START GIVEN DATA
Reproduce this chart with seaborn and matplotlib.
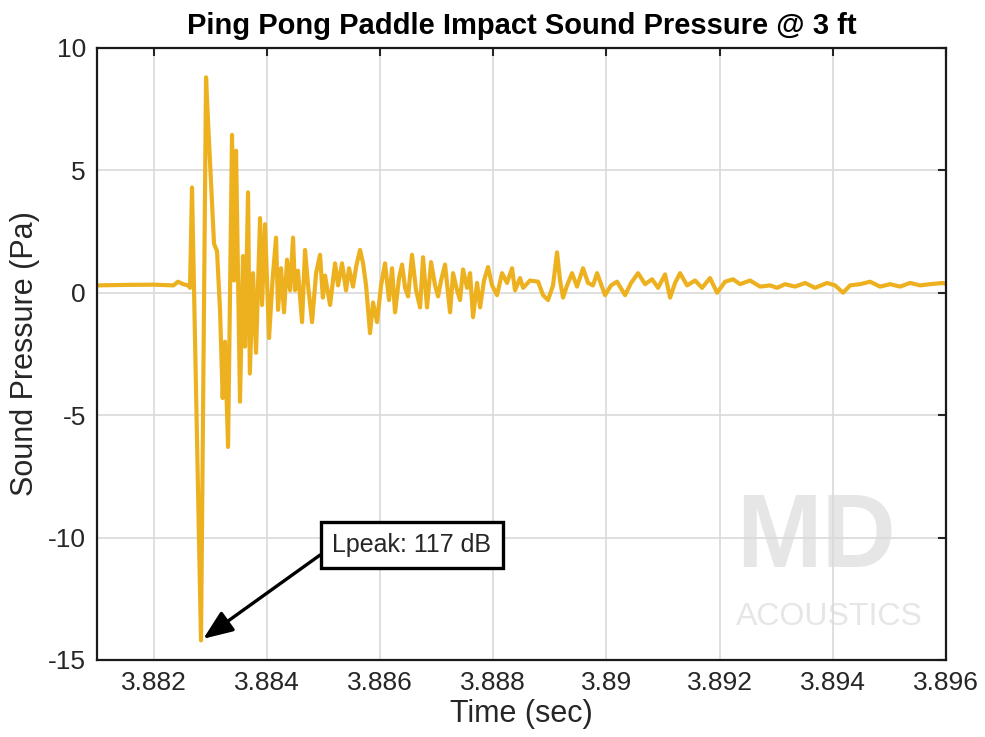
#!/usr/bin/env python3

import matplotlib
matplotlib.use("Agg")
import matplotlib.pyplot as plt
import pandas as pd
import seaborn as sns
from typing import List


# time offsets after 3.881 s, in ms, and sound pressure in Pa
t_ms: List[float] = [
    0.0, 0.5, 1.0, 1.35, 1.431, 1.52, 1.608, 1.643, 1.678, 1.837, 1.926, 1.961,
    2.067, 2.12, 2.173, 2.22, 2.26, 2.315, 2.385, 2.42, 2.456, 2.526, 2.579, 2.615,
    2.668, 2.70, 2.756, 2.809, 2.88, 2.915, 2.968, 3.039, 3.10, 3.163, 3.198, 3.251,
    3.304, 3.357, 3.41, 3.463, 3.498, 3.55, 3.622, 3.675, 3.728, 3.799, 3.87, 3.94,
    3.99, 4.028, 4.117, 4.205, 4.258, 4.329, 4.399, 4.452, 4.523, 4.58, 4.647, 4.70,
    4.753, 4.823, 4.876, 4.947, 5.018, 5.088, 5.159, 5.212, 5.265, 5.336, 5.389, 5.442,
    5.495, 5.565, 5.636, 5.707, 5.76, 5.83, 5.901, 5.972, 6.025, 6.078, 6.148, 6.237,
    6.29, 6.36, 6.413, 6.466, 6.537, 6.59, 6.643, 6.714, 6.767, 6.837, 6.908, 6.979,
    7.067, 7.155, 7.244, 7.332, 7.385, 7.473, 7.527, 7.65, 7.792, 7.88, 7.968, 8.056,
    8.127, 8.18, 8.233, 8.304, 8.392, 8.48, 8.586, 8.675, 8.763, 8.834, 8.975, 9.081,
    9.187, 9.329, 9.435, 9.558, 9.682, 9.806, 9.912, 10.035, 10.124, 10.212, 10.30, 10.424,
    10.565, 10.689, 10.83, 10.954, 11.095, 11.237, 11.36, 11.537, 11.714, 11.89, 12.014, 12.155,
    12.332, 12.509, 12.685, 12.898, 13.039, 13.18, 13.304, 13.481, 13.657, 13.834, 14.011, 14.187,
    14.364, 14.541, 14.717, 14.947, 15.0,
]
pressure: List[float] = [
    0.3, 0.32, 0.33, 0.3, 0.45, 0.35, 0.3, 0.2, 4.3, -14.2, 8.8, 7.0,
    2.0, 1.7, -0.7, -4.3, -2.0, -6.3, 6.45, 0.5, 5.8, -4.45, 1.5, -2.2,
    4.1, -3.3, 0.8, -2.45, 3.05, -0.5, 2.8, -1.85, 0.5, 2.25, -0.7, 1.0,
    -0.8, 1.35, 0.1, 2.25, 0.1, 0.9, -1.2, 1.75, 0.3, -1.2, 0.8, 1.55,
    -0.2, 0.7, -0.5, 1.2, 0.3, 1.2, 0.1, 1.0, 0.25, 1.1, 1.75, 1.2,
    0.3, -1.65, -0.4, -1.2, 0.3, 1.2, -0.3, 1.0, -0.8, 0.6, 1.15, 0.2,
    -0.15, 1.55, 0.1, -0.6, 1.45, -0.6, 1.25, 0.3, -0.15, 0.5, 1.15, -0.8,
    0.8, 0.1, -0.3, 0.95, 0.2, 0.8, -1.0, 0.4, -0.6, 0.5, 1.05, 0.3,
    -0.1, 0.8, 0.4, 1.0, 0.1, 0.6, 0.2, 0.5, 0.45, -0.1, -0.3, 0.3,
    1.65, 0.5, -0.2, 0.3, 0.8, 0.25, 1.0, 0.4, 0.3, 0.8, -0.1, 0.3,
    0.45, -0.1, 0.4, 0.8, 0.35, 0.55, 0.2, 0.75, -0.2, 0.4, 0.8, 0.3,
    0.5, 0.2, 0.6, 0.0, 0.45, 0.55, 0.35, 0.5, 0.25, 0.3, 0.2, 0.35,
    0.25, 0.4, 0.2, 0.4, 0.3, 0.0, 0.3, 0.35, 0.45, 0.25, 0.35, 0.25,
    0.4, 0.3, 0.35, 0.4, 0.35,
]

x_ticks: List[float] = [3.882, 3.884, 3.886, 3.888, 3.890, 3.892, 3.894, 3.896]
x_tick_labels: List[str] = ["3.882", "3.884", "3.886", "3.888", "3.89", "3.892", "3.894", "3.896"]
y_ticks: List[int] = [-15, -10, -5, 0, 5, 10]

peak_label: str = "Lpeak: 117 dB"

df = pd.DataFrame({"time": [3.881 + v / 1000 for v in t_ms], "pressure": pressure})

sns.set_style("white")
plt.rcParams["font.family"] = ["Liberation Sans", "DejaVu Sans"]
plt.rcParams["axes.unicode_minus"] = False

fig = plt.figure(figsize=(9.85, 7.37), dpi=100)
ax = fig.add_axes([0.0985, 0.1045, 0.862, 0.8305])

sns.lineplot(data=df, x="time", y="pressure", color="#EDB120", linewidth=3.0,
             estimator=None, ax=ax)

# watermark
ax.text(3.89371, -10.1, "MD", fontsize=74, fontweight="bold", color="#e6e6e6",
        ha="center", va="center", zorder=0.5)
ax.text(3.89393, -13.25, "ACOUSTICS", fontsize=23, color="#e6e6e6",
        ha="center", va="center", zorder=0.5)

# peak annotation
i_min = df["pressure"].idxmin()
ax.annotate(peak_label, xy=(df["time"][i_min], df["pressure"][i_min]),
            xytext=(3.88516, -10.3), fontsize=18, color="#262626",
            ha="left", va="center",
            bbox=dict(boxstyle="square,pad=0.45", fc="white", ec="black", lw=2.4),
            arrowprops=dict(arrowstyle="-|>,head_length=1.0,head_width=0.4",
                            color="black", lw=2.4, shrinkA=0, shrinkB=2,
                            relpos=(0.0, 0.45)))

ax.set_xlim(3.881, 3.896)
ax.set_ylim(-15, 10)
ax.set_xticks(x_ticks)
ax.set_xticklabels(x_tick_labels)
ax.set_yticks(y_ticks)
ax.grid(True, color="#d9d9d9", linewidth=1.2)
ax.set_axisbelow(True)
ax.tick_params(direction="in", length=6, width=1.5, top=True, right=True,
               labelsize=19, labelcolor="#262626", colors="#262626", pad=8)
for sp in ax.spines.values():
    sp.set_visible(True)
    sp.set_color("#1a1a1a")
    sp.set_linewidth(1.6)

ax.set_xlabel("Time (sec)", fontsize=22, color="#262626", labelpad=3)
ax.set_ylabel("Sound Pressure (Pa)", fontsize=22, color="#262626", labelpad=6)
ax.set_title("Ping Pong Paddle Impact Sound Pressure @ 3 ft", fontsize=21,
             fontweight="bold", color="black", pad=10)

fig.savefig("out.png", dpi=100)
END GIVEN DATA
- _EXERCISE_
Print out the material word for word, omitting the pictures.

- _OUTPUT_
Reproduce this chart with seaborn and matplotlib.
#!/usr/bin/env python3

import matplotlib
matplotlib.use("Agg")
import matplotlib.pyplot as plt
import pandas as pd
import seaborn as sns
from typing import List


# time offsets after 3.881 s, in ms, and sound pressure in Pa
t_ms: List[float] = [
    0.0, 0.5, 1.0, 1.35, 1.431, 1.52, 1.608, 1.643, 1.678, 1.837, 1.926, 1.961,
    2.067, 2.12, 2.173, 2.22, 2.26, 2.315, 2.385, 2.42, 2.456, 2.526, 2.579, 2.615,
    2.668, 2.70, 2.756, 2.809, 2.88, 2.915, 2.968, 3.039, 3.10, 3.163, 3.198, 3.251,
    3.304, 3.357, 3.41, 3.463, 3.498, 3.55, 3.622, 3.675, 3.728, 3.799, 3.87, 3.94,
    3.99, 4.028, 4.117, 4.205, 4.258, 4.329, 4.399, 4.452, 4.523, 4.58, 4.647, 4.70,
    4.753, 4.823, 4.876, 4.947, 5.018, 5.088, 5.159, 5.212, 5.265, 5.336, 5.389, 5.442,
    5.495, 5.565, 5.636, 5.707, 5.76, 5.83, 5.901, 5.972, 6.025, 6.078, 6.148, 6.237,
    6.29, 6.36, 6.413, 6.466, 6.537, 6.59, 6.643, 6.714, 6.767, 6.837, 6.908, 6.979,
    7.067, 7.155, 7.244, 7.332, 7.385, 7.473, 7.527, 7.65, 7.792, 7.88, 7.968, 8.056,
    8.127, 8.18, 8.233, 8.304, 8.392, 8.48, 8.586, 8.675, 8.763, 8.834, 8.975, 9.081,
    9.187, 9.329, 9.435, 9.558, 9.682, 9.806, 9.912, 10.035, 10.124, 10.212, 10.30, 10.424,
    10.565, 10.689, 10.83, 10.954, 11.095, 11.237, 11.36, 11.537, 11.714, 11.89, 12.014, 12.155,
    12.332, 12.509, 12.685, 12.898, 13.039, 13.18, 13.304, 13.481, 13.657, 13.834, 14.011, 14.187,
    14.364, 14.541, 14.717, 14.947, 15.0,
]
pressure: List[float] = [
    0.3, 0.32, 0.33, 0.3, 0.45, 0.35, 0.3, 0.2, 4.3, -14.2, 8.8, 7.0,
    2.0, 1.7, -0.7, -4.3, -2.0, -6.3, 6.45, 0.5, 5.8, -4.45, 1.5, -2.2,
    4.1, -3.3, 0.8, -2.45, 3.05, -0.5, 2.8, -1.85, 0.5, 2.25, -0.7, 1.0,
    -0.8, 1.35, 0.1, 2.25, 0.1, 0.9, -1.2, 1.75, 0.3, -1.2, 0.8, 1.55,
    -0.2, 0.7, -0.5, 1.2, 0.3, 1.2, 0.1, 1.0, 0.25, 1.1, 1.75, 1.2,
    0.3, -1.65, -0.4, -1.2, 0.3, 1.2, -0.3, 1.0, -0.8, 0.6, 1.15, 0.2,
    -0.15, 1.55, 0.1, -0.6, 1.45, -0.6, 1.25, 0.3, -0.15, 0.5, 1.15, -0.8,
    0.8, 0.1, -0.3, 0.95, 0.2, 0.8, -1.0, 0.4, -0.6, 0.5, 1.05, 0.3,
    -0.1, 0.8, 0.4, 1.0, 0.1, 0.6, 0.2, 0.5, 0.45, -0.1, -0.3, 0.3,
    1.65, 0.5, -0.2, 0.3, 0.8, 0.25, 1.0, 0.4, 0.3, 0.8, -0.1, 0.3,
    0.45, -0.1, 0.4, 0.8, 0.35, 0.55, 0.2, 0.75, -0.2, 0.4, 0.8, 0.3,
    0.5, 0.2, 0.6, 0.0, 0.45, 0.55, 0.35, 0.5, 0.25, 0.3, 0.2, 0.35,
    0.25, 0.4, 0.2, 0.4, 0.3, 0.0, 0.3, 0.35, 0.45, 0.25, 0.35, 0.25,
    0.4, 0.3, 0.35, 0.4, 0.35,
]

x_ticks: List[float] = [3.882, 3.884, 3.886, 3.888, 3.890, 3.892, 3.894, 3.896]
x_tick_labels: List[str] = ["3.882", "3.884", "3.886", "3.888", "3.89", "3.892", "3.894", "3.896"]
y_ticks: List[int] = [-15, -10, -5, 0, 5, 10]

peak_label: str = "Lpeak: 117 dB"

df = pd.DataFrame({"time": [3.881 + v / 1000 for v in t_ms], "pressure": pressure})

sns.set_style("white")
plt.rcParams["font.family"] = ["Liberation Sans", "DejaVu Sans"]
plt.rcParams["axes.unicode_minus"] = False

fig = plt.figure(figsize=(9.85, 7.37), dpi=100)
ax = fig.add_axes([0.0985, 0.1045, 0.862, 0.8305])

sns.lineplot(data=df, x="time", y="pressure", color="#EDB120", linewidth=3.0,
             estimator=None, ax=ax)

# watermark
ax.text(3.89371, -10.1, "MD", fontsize=74, fontweight="bold", color="#e6e6e6",
        ha="center", va="center", zorder=0.5)
ax.text(3.89393, -13.25, "ACOUSTICS", fontsize=23, color="#e6e6e6",
        ha="center", va="center", zorder=0.5)

# peak annotation
i_min = df["pressure"].idxmin()
ax.annotate(peak_label, xy=(df["time"][i_min], df["pressure"][i_min]),
            xytext=(3.88516, -10.3), fontsize=18, color="#262626",
            ha="left", va="center",
            bbox=dict(boxstyle="square,pad=0.45", fc="white", ec="black", lw=2.4),
            arrowprops=dict(arrowstyle="-|>,head_length=1.0,head_width=0.4",
                            color="black", lw=2.4, shrinkA=0, shrinkB=2,
                            relpos=(0.0, 0.45)))

ax.set_xlim(3.881, 3.896)
ax.set_ylim(-15, 10)
ax.set_xticks(x_ticks)
ax.set_xticklabels(x_tick_labels)
ax.set_yticks(y_ticks)
ax.grid(True, color="#d9d9d9", linewidth=1.2)
ax.set_axisbelow(True)
ax.tick_params(direction="in", length=6, width=1.5, top=True, right=True,
               labelsize=19, labelcolor="#262626", colors="#262626", pad=8)
for sp in ax.spines.values():
    sp.set_visible(True)
    sp.set_color("#1a1a1a")
    sp.set_linewidth(1.6)

ax.set_xlabel("Time (sec)", fontsize=22, color="#262626", labelpad=3)
ax.set_ylabel("Sound Pressure (Pa)", fontsize=22, color="#262626", labelpad=6)
ax.set_title("Ping Pong Paddle Impact Sound Pressure @ 3 ft", fontsize=21,
             fontweight="bold", color="black", pad=10)

fig.savefig("out.png", dpi=100)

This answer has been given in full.